Ces tunnels ne sont pas de simples cavités rocheuses, mais une immense archive souterraine des civilisations passées : romaine, islamique, ottomane et française. Ce sont des galeries dont nul ne connaît entièrement l’issue, permettant à Constantine de réécrire une partie de son histoire et d’ajouter des détails restés inconnus, souvent révélés lors de la restauration d’une maison ancienne ou au cours de travaux qui mettent au jour de nouvelles découvertes.

« La France en a fermé 90 % »

Dr Haïdar Rouag, expert en archéologie, explique dans un entretien avec El Khabar que le cœur de la vieille ville de Constantine est construit sur un rocher d’une beauté naturelle remarquable, d’une superficie de 85 hectares. Son sous-sol renferme un grand nombre de grottes et de cavernes adjacentes et interconnectées, utilisées à travers les âges à des fins diverses. Ces cavités, nées de formations naturelles et d’érosions du calcaire et de roches volcaniques, se trouvent en plusieurs points de ce massif rocheux.

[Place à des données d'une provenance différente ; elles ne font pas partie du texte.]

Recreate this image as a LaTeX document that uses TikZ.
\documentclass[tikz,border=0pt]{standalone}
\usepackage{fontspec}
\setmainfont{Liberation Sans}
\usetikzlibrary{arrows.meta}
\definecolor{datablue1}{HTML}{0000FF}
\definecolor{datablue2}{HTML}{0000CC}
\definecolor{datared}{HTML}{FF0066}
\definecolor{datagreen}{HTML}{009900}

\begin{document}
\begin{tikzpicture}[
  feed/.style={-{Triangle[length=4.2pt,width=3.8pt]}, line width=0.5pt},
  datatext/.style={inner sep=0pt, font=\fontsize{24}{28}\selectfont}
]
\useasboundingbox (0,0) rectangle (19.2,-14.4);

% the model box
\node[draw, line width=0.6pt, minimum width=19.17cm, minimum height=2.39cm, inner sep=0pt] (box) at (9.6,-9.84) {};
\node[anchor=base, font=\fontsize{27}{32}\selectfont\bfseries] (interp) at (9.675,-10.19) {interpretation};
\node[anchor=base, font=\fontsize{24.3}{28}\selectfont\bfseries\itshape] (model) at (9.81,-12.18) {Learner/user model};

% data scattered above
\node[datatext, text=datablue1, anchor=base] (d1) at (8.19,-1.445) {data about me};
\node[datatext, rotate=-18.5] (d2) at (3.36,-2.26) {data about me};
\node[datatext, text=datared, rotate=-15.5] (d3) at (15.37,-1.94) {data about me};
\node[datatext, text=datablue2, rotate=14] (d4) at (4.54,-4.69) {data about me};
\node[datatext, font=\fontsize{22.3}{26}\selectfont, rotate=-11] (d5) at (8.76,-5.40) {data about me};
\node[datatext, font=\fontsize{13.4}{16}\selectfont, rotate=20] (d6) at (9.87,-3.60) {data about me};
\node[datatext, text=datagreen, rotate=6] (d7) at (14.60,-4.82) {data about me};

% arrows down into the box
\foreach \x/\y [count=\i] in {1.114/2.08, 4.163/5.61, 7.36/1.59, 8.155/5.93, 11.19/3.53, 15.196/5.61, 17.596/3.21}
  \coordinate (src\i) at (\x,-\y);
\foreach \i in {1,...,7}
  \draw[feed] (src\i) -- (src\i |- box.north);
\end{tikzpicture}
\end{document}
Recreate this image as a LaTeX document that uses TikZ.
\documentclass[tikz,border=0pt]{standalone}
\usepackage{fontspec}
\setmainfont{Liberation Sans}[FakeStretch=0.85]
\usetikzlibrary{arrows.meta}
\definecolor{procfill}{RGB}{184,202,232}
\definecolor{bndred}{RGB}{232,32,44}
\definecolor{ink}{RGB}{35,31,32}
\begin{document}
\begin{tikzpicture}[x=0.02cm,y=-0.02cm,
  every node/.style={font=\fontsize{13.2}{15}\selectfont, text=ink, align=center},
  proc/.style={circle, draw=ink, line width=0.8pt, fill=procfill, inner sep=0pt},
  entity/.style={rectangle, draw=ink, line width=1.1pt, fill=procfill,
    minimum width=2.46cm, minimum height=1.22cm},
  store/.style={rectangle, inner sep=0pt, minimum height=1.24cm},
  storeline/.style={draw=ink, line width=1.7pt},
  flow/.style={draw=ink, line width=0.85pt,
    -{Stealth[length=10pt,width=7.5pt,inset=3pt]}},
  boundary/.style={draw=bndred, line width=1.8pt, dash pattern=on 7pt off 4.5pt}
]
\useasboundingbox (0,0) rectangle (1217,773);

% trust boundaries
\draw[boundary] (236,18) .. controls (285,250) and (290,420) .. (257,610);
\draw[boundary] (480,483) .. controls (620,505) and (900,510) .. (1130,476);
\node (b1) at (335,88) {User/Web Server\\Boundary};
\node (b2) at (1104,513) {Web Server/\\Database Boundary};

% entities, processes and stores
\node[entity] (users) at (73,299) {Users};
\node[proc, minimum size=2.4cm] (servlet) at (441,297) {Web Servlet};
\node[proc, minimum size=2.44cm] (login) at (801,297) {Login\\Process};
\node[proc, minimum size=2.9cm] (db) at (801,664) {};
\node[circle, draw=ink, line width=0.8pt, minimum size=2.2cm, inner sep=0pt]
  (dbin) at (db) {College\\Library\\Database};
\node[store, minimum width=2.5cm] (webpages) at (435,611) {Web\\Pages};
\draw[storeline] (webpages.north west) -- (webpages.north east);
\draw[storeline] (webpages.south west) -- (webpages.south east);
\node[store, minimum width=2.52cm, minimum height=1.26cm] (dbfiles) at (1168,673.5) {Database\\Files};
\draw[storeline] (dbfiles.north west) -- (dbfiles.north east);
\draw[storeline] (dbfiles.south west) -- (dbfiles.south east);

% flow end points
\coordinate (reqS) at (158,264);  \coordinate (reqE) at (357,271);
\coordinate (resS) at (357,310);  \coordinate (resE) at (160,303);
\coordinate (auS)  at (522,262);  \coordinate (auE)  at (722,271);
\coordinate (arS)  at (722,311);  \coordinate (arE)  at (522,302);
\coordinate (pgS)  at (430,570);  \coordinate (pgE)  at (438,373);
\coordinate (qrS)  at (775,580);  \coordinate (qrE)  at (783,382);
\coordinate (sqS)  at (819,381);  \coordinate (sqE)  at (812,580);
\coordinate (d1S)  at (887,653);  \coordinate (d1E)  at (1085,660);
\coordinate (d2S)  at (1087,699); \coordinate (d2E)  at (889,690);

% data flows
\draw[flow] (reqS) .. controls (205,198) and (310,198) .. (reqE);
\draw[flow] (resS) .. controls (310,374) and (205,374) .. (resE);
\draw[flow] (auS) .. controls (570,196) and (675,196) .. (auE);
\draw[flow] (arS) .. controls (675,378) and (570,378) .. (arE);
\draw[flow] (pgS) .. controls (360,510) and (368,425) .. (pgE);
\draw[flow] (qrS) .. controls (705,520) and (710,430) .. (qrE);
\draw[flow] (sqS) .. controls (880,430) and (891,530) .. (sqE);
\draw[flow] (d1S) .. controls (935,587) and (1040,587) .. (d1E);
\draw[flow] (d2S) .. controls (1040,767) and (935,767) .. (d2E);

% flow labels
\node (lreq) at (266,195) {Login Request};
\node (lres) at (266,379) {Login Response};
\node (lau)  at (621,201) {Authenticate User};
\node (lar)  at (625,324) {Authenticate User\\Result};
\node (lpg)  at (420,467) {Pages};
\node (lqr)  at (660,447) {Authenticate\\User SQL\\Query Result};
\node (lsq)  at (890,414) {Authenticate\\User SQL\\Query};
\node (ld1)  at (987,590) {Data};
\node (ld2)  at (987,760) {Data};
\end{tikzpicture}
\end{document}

Certaines de ces galeries, assure-t-il, remontent à la préhistoire. Des indices montrent qu’elles servaient autrefois d’habitations, d’abris ou de sépultures. Elles ont ensuite constitué la base de véritables passages aménagés à l’époque romaine et numide, élargis selon les besoins de défense et de mobilité. L’occupation romaine exploita ces ouvertures naturelles et les hauteurs environnantes pour bâtir des passages défensifs et des zones de stockage, utilisant un ciment particulier pour protéger et conserver les provisions, loin de l’humidité et des regards.

Toujours selon lui, environ 20 % de ces galeries ont été construites selon un modèle architectural romain clairement identifiable.

Durant les périodes vandales puis byzantines, ces abris naturels furent utilisés pour défendre la ville ou se réfugier lors des épidémies. Avec l’avènement de l’époque islamique et du Moyen Âge, et la formation de quartiers denses comme la Kasbah et la Souika, ces tunnels devinrent des sous-sols sous les maisons serrées, utilisés comme entrepôts ou refuges lors des incursions ou des épidémies. Ils se transformèrent en espaces aménagés : réserves, puits, pièces souterraines indispensables à la vie locale.

Sous les Hammadites, ces passages devinrent une partie d’un réseau urbain intégré, essentiel pendant les conflits. Ils constituaient des voies discrètes pour se déplacer, apporter de l’eau ou de la nourriture durant les crises traversées par la ville.

À l’époque ottomane, Constantine, alors centre administratif et place forte, bénéficia de cette architecture souterraine dense. Les tunnels servaient aux déplacements internes, à la fuite ou à la défense lors des conflits. Des sources archéologiques et des témoignages oraux confirment l’usage de ces passages pour se déplacer dans les quartiers sans apparaître dans les rues. On connaît également l’épisode célèbre durant lequel Salah Bey quitta la ville via ces tunnels après la seconde bataille de Constantine, au moment de sa chute.

Après la conquête française, ces galeries furent largement découvertes. Les autorités coloniales fermèrent environ 90 % d’entre elles, craignant qu’elles ne servent aux résistants pour infiltrer les centres administratifs ou mener des attaques contre les garnisons. Elles fermèrent également le passage menant au palais du Bey Ahmed pour protéger le gouverneur général. Les tunnels furent ensuite utilisés comme entrepôts de munitions et comme voies rapides reliant les différentes positions militaires. L’administration coloniale en modifia certains et en créa d’autres, notamment depuis l’avenue Aouati Mustapha (route de Sétif) jusqu’à « Moulin Lavie », sous le pont Sidi M’Cid, près du mausolée de Sidi Mimoun, afin de transporter discrètement des marchandises comme le blé, l’orge ou le maïs pour les stocker.